2015 was, in many ways, the year of the personal essay. No longer confined to the more restrictive real estate of newspaper op-ed pages, first-person accounts have found new and fertile ground online. Mistakenly derided by some as being soft or indulgent, the personal essay—when done well—remains an underrated journalistic art form. Whether confessional or probing, indignant or prescriptive, such writing is powerful precisely because it hits so close to home.
The Ideas section of Quartz has published many, many accounts over the past 12 months, making a top 10 list essentially impossible. Here, in no particular order, are some of the pieces that resonated the most with us this year.
Cancer isn’t simply a disease, it’s a thief, stealing away precious life moments and sometimes even pieces of yourself. As Lauren Brown explains, the trauma of a cancer diagnosis doesn’t hit you all at once—it is a rolling, palpable wave of emotion that follows you for your entire life. All you can do is survive.
When Maureen Shaw was a young woman, she promised herself that if she ever found the man who raped her, she would confront him. The consequences of that interaction, years after the fact, were as complicated as they were restorative.
As mass shootings continue to devastate the US, the idea that mental illness goes hand in hand with violence has become something of a cliché. Sarah Fader reminds us of the dangers of this myth, which has done little to dull the violence while unnecessarily stigmatizing those living with mental illnesses.
In a previous life, Helena Bala worked as a lawyer and Washington, DC lobbyist. But for the past year, she has been doing more listening then talking, allowing strangers to share their stories in a life-affirming testament to the breadth and depth of humanity.
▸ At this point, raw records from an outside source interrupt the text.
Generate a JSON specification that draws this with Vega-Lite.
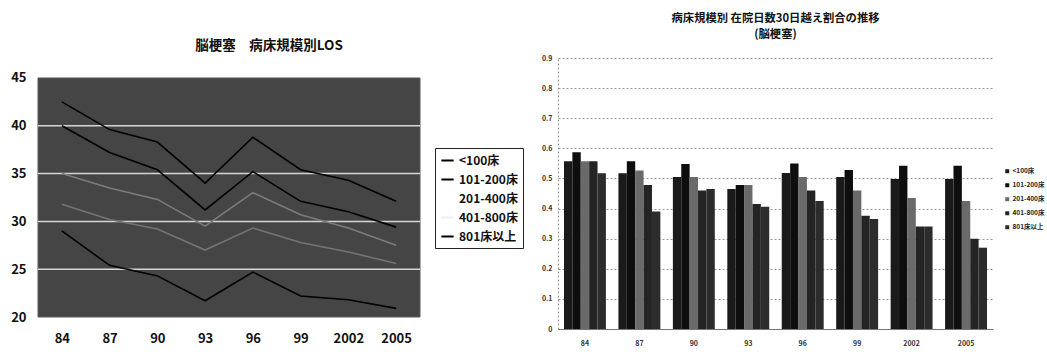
{
  "$schema": "https://vega.github.io/schema/vega-lite/v6.json",
  "background": "white",
  "padding": {"left": 10, "top": 12, "right": 0, "bottom": 0},
  "spacing": 17,
  "config": {"font": "Noto Sans CJK JP"},
  "resolve": {"scale": {"color": "independent", "x": "independent", "y": "independent"}, "legend": {"color": "independent"}},
  "datasets": {
    "los": [
      {"year": "84", "series": "<100床", "los": 42.5},
      {"year": "87", "series": "<100床", "los": 39.6},
      {"year": "90", "series": "<100床", "los": 38.3},
      {"year": "93", "series": "<100床", "los": 34.0},
      {"year": "96", "series": "<100床", "los": 38.8},
      {"year": "99", "series": "<100床", "los": 35.4},
      {"year": "2002", "series": "<100床", "los": 34.3},
      {"year": "2005", "series": "<100床", "los": 32.1},
      {"year": "84", "series": "101-200床", "los": 40.0},
      {"year": "87", "series": "101-200床", "los": 37.2},
      {"year": "90", "series": "101-200床", "los": 35.4},
      {"year": "93", "series": "101-200床", "los": 31.2},
      {"year": "96", "series": "101-200床", "los": 35.2},
      {"year": "99", "series": "101-200床", "los": 32.1},
      {"year": "2002", "series": "101-200床", "los": 31.0},
      {"year": "2005", "series": "101-200床", "los": 29.4},
      {"year": "84", "series": "201-400床", "los": 35.0},
      {"year": "87", "series": "201-400床", "los": 33.5},
      {"year": "90", "series": "201-400床", "los": 32.3},
      {"year": "93", "series": "201-400床", "los": 29.5},
      {"year": "96", "series": "201-400床", "los": 33.0},
      {"year": "99", "series": "201-400床", "los": 30.7},
      {"year": "2002", "series": "201-400床", "los": 29.3},
      {"year": "2005", "series": "201-400床", "los": 27.5},
      {"year": "84", "series": "401-800床", "los": 31.8},
      {"year": "87", "series": "401-800床", "los": 30.2},
      {"year": "90", "series": "401-800床", "los": 29.2},
      {"year": "93", "series": "401-800床", "los": 27.0},
      {"year": "96", "series": "401-800床", "los": 29.3},
      {"year": "99", "series": "401-800床", "los": 27.8},
      {"year": "2002", "series": "401-800床", "los": 26.8},
      {"year": "2005", "series": "401-800床", "los": 25.6},
      {"year": "84", "series": "801床以上", "los": 29.0},
      {"year": "87", "series": "801床以上", "los": 25.4},
      {"year": "90", "series": "801床以上", "los": 24.3},
      {"year": "93", "series": "801床以上", "los": 21.7},
      {"year": "96", "series": "801床以上", "los": 24.7},
      {"year": "99", "series": "801床以上", "los": 22.2},
      {"year": "2002", "series": "801床以上", "los": 21.8},
      {"year": "2005", "series": "801床以上", "los": 20.9}
    ],
    "ratio": [
      {"year": "84", "series": "<100床", "ratio": 0.557},
      {"year": "84", "series": "101-200床", "ratio": 0.587},
      {"year": "84", "series": "201-400床", "ratio": 0.557},
      {"year": "84", "series": "401-800床", "ratio": 0.557},
      {"year": "84", "series": "801床以上", "ratio": 0.517},
      {"year": "87", "series": "<100床", "ratio": 0.517},
      {"year": "87", "series": "101-200床", "ratio": 0.557},
      {"year": "87", "series": "201-400床", "ratio": 0.526},
      {"year": "87", "series": "401-800床", "ratio": 0.478},
      {"year": "87", "series": "801床以上", "ratio": 0.39},
      {"year": "90", "series": "<100床", "ratio": 0.505},
      {"year": "90", "series": "101-200床", "ratio": 0.548},
      {"year": "90", "series": "201-400床", "ratio": 0.505},
      {"year": "90", "series": "401-800床", "ratio": 0.46},
      {"year": "90", "series": "801床以上", "ratio": 0.465},
      {"year": "93", "series": "<100床", "ratio": 0.465},
      {"year": "93", "series": "101-200床", "ratio": 0.478},
      {"year": "93", "series": "201-400床", "ratio": 0.478},
      {"year": "93", "series": "401-800床", "ratio": 0.415},
      {"year": "93", "series": "801床以上", "ratio": 0.406},
      {"year": "96", "series": "<100床", "ratio": 0.518},
      {"year": "96", "series": "101-200床", "ratio": 0.55},
      {"year": "96", "series": "201-400床", "ratio": 0.505},
      {"year": "96", "series": "401-800床", "ratio": 0.46},
      {"year": "96", "series": "801床以上", "ratio": 0.425},
      {"year": "99", "series": "<100床", "ratio": 0.505},
      {"year": "99", "series": "101-200床", "ratio": 0.528},
      {"year": "99", "series": "201-400床", "ratio": 0.46},
      {"year": "99", "series": "401-800床", "ratio": 0.376},
      {"year": "99", "series": "801床以上", "ratio": 0.365},
      {"year": "2002", "series": "<100床", "ratio": 0.498},
      {"year": "2002", "series": "101-200床", "ratio": 0.542},
      {"year": "2002", "series": "201-400床", "ratio": 0.435},
      {"year": "2002", "series": "401-800床", "ratio": 0.34},
      {"year": "2002", "series": "801床以上", "ratio": 0.34},
      {"year": "2005", "series": "<100床", "ratio": 0.498},
      {"year": "2005", "series": "101-200床", "ratio": 0.542},
      {"year": "2005", "series": "201-400床", "ratio": 0.425},
      {"year": "2005", "series": "401-800床", "ratio": 0.30},
      {"year": "2005", "series": "801床以上", "ratio": 0.27}
    ]
  },
  "hconcat": [
    {
      "width": 382,
      "height": 259,
      "title": {"text": "脳梗塞　病床規模別LOS", "fontSize": 13.5, "fontWeight": "bold", "offset": 6, "dx": 40, "color": "#111"},
      "view": {"stroke": null},
      "layer": [
        {
          "data": {"values": [{"lo": 20, "hi": 45}]},
          "mark": {"type": "rect", "color": "#454545", "stroke": "#5a5a5a"},
          "encoding": {
            "x": {"value": 0},
            "x2": {"value": "width"},
            "y": {"field": "lo", "type": "quantitative", "title": null},
            "y2": {"field": "hi"}
          }
        },
        {
          "data": {"values": [{"g": 25}, {"g": 30}, {"g": 35}, {"g": 40}]},
          "mark": {"type": "rule", "color": "#d5d5d5", "strokeWidth": 1.5},
          "encoding": {
            "y": {"field": "g", "type": "quantitative", "title": null}
          }
        },
        {
          "data": {"name": "los"},
          "mark": {"type": "line", "strokeWidth": 1.6},
          "encoding": {
            "x": {"field": "year", "type": "ordinal", "sort": null, "title": null,
              "axis": {"domain": false, "ticks": false, "grid": false, "labelAngle": 0, "labelFontSize": 13, "labelFontWeight": "bold", "labelPadding": 15, "labelColor": "#111"}},
            "y": {"field": "los", "type": "quantitative", "title": null,
              "scale": {"domain": [20, 47.09], "nice": false, "zero": false},
              "axis": {"values": [20, 25, 30, 35, 40, 45], "domain": false, "ticks": false, "grid": false, "labelFontSize": 13, "labelFontWeight": "bold", "labelPadding": 12, "labelColor": "#111"}},
            "color": {"field": "series", "type": "nominal",
              "scale": {"domain": ["<100床", "101-200床", "201-400床", "401-800床", "801床以上"], "range": ["#000000", "#000000", "#7c7c7c", "#747474", "#000000"]},
              "legend": {"title": null, "orient": "none", "legendX": 397, "legendY": 90, "symbolType": "stroke", "symbolStrokeWidth": 2, "symbolSize": 150,
                "labelFontSize": 12, "labelFontWeight": "bold", "labelColor": "#111", "rowPadding": 5, "padding": 5,
                "strokeColor": "#222", "fillColor": "#ffffff",
                "encode": {"symbols": {"update": {"strokeOpacity": {"signal": "datum.value == '201-400床' ? 0 : (datum.value == '401-800床' ? 0.12 : 1)"}}}}}}
          }
        }
      ]
    },
    {
      "width": 435,
      "height": 271,
      "data": {"name": "ratio"},
      "title": {"text": ["病床規模別 在院日数30日越え割合の推移", "(脳梗塞)"], "fontSize": 11.3, "fontWeight": "bold", "lineHeight": 16, "offset": 14, "color": "#111"},
      "view": {"stroke": null},
      "mark": {"type": "bar"},
      "encoding": {
        "x": {"field": "year", "type": "ordinal", "sort": null, "title": null,
          "scale": {"paddingInner": 0.23, "paddingOuter": 0.11},
          "axis": {"domainColor": "#777", "ticks": false, "labelAngle": 0, "labelFontSize": 7, "labelFontWeight": "bold", "labelPadding": 10, "labelColor": "#333"}},
        "xOffset": {"field": "series", "type": "nominal", "sort": ["<100床", "101-200床", "201-400床", "401-800床", "801床以上"]},
        "y": {"field": "ratio", "type": "quantitative", "title": null,
          "scale": {"domain": [0, 0.9], "nice": false},
          "axis": {"values": [0, 0.1, 0.2, 0.3, 0.4, 0.5, 0.6, 0.7, 0.8, 0.9], "labelExpr": "datum.value == 0 ? '0' : format(datum.value, '.1f')",
            "domainColor": "#999", "domainDash": [2, 2], "ticks": false, "labelFontSize": 7, "labelFontWeight": "bold", "labelPadding": 6, "labelColor": "#333",
            "grid": true, "gridColor": "#999", "gridDash": [2, 2]}},
        "color": {"field": "series", "type": "nominal",
          "scale": {"domain": ["<100床", "101-200床", "201-400床", "401-800床", "801床以上"], "range": ["#1a1a1a", "#0e0e0e", "#6a6a6a", "#242424", "#2c2c2c"]},
          "legend": {"title": null, "orient": "none", "legendX": 446, "legendY": 110, "symbolType": "square", "symbolSize": 16,
            "labelFontSize": 6.5, "labelFontWeight": "bold", "labelColor": "#222", "rowPadding": 7, "labelOffset": 2}}
      }
    }
  ]
}
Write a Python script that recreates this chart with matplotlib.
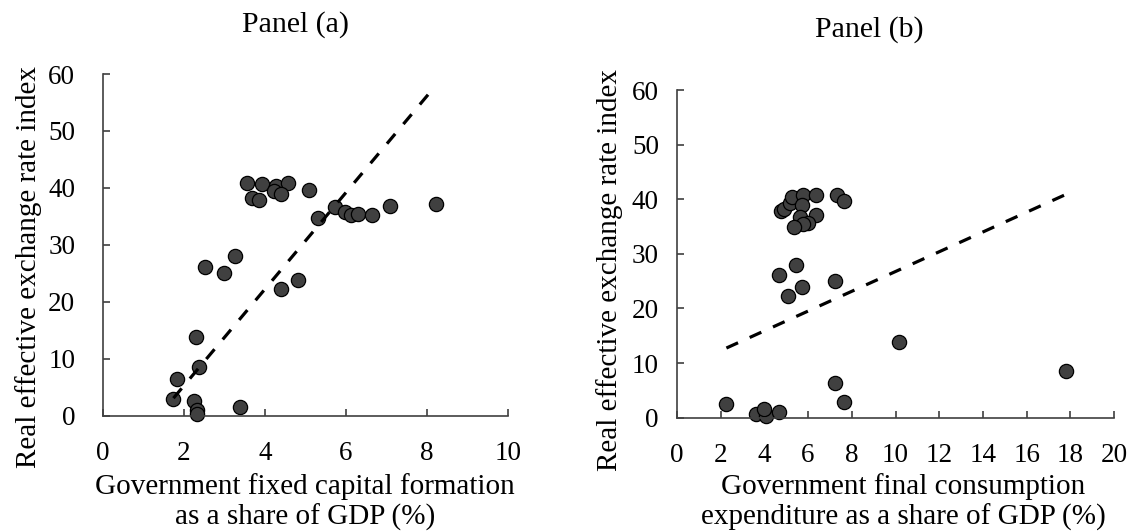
import matplotlib
matplotlib.use('Agg')
from matplotlib import pyplot as plt
import numpy as np

# Panel (a): government fixed capital formation (% of GDP) vs REER index
gfcf_share = [3.56, 3.92, 4.27, 4.58, 4.23, 4.39, 3.68, 3.85, 5.09, 5.73,
              5.32, 5.98, 6.13, 6.29, 6.64, 7.09, 8.22, 2.53, 2.99, 3.27,
              4.39, 4.81, 2.29, 2.37, 1.84, 1.74, 2.26, 2.31, 2.31, 3.38]
reer_a = [40.8, 40.7, 40.3, 40.8, 39.5, 38.9, 38.2, 37.8, 39.6, 36.7,
          34.8, 35.7, 35.2, 35.4, 35.2, 36.8, 37.1, 26.1, 25.0, 28.0,
          22.3, 23.8, 13.9, 8.6, 6.4, 2.9, 2.5, 1.0, 0.3, 1.6]
trend_a = (8.47, -11.66)  # slope, intercept

# Panel (b): government final consumption expenditure (% of GDP) vs REER index
gfce_share = [2.26, 3.60, 4.06, 3.97, 4.67, 7.22, 7.65, 10.17, 17.80, 4.67,
              5.44, 5.10, 5.73, 7.22, 4.76, 4.90, 5.16, 5.24, 5.77, 6.34,
              5.73, 5.62, 6.34, 6.00, 5.77, 5.36, 7.30, 7.63]
reer_b = [2.5, 0.6, 0.4, 1.6, 1.0, 6.4, 2.9, 13.9, 8.5, 26.1,
          28.0, 22.3, 23.9, 25.1, 37.8, 38.3, 39.4, 40.5, 40.8, 40.7,
          39.0, 36.8, 37.1, 35.6, 35.5, 35.0, 40.8, 39.6]
trend_b = (1.81, 8.67)

ylabel = 'Real effective exchange rate index'

plt.rcParams['font.family'] = ['Liberation Serif', 'DejaVu Serif']
plt.rcParams['font.size'] = 19.5


def panel(ax, x, y, trend, xmax, xstep, xlabel):
    x = np.array(x)
    xs = np.array([x.min(), x.max()])
    ax.plot(xs, trend[0] * xs + trend[1], color='black', lw=2.3,
            linestyle=(0, (4, 4)), zorder=3)
    ax.scatter(x, y, s=105, color='#404040', edgecolors='black',
               linewidths=0.9, zorder=2, clip_on=False)
    ax.set_xlim(0, xmax)
    ax.set_ylim(0, 60)
    ax.set_xticks(np.arange(0, xmax + 0.1, xstep))
    ax.set_yticks(np.arange(0, 61, 10))
    for s in ['top', 'right']:
        ax.spines[s].set_visible(False)
    for s in ['left', 'bottom']:
        ax.spines[s].set_color('#404040')
        ax.spines[s].set_linewidth(1.2)
    ax.tick_params(direction='in', length=5, width=1.2, color='#404040')
    ax.set_xlabel(xlabel, fontsize=21, linespacing=1.15)
    ax.set_ylabel(ylabel, fontsize=21)
    return ax


fig = plt.figure(figsize=(11.31, 5.32), dpi=100)
ax1 = fig.add_axes([0.0911, 0.2186, 0.3578, 0.6423])
ax2 = fig.add_axes([0.5986, 0.2148, 0.3864, 0.6160])

panel(ax1, gfcf_share, reer_a, trend_a, 10, 2,
      'Government fixed capital formation\nas a share of GDP (%)')
panel(ax2, gfce_share, reer_b, trend_b, 20, 2,
      'Government final consumption\nexpenditure as a share of GDP (%)')

ax1.tick_params(axis='y', pad=20)
ax1.tick_params(axis='x', pad=18)
ax2.tick_params(axis='y', pad=13)
ax2.tick_params(axis='x', pad=18)

ax1.yaxis.set_label_coords(-0.151, 0.435)
ax2.yaxis.set_label_coords(-0.124, 0.45)
ax1.xaxis.set_label_coords(0.5, -0.168)
ax2.xaxis.set_label_coords(0.517, -0.17)

fig.text(295 / 1131, 1 - 25 / 532, 'Panel (a)', ha='center', va='center', fontsize=21.5)
fig.text(869 / 1131, 1 - 30 / 532, 'Panel (b)', ha='center', va='center', fontsize=21.5)

fig.savefig('out.png', dpi=100)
With so much at for the world’s approximately 30 million Western Muslims, Haroon Moghul undertakes an ambitious task: To create an outline for what the next generation of Muslims can do to ensure their community and their heritage survives.
Millions around the world watched in horror as a 7.8 magnitude earthquake decimated Nepal in April. Working at the foot of Mount Everest, Svati Narula was able to escape the disaster zone physically unharmed—but months later the emotional wounds remain raw.
Even the most successful among us struggle to feel worthy of acclaim. Akhil Sharma plumbs the depths of this shame as he contrasts newfound professional achievements with a painful family history.
A bastion of capitalism and entrepreneurship, Sillicon Valley is the envy of the world’s business elite. But as Palo Alto parent Julie Lythcott-Haims describes, the culture of overachievement and excellence at any cost is wreaking havoc on the regions young people.
Growing up in suburban Georgia, Vivian Giang longed for food that would help her fit in with her white peers. But a decade of life experience has gifted her with a renewed love for the same smelly, savory dishes that once filled her with so much shame.
The shooting death of Walter Scott, an unarmed black man, at the hands of a white police officer proved to a catalyst for 2015’s anti-black racism movement. Melvin Backman grew up near the place where Scott took his final steps, a reminder that for many Americans this kind of brutal violence strikes at the very heart of our notion of home.
The proud sone of lesbian moms, Zach Wahls meditates on parenting, childhood and the kind of dad he hopes to one day become. Because when it comes to defining the “traditional American family,” gender should be the least of our concerns.
How do you eulogize a fast food chain that is not quite dead, definitely scorned, and yet was once so closely tied to the American Dream? A former McDonald’s employee himself, Paul Smalera reflects on his own contradictory memories of the iconic fast food chain.
One of the major business stories of 2015, a New York Times investigation into the allegedly oppressive workplace culture at Amazon drew praise and criticism in equal measure. The wife of a former Amazonian, Beth Anderson offers an emotional first-person look at the way bad management practices reverberate at home.
The internet of things, the rise of social media and innovations in mobile technology have made it so that we never have to be unplugged? But is all this buzzy hyperawareness of our surroundings making us more social (or happy)? Jake Flanagin would argue not necessarily.
In 2015, the wage gap for women shows no signs of going away. In the face of such a complex societal problem, women and minorities need to band together when it comes to salary negotiations, urges Meredith Bennett-Smith. Forget the social mores of generations past that required salary secrecy, transparency has the potential to lift everyone up, together.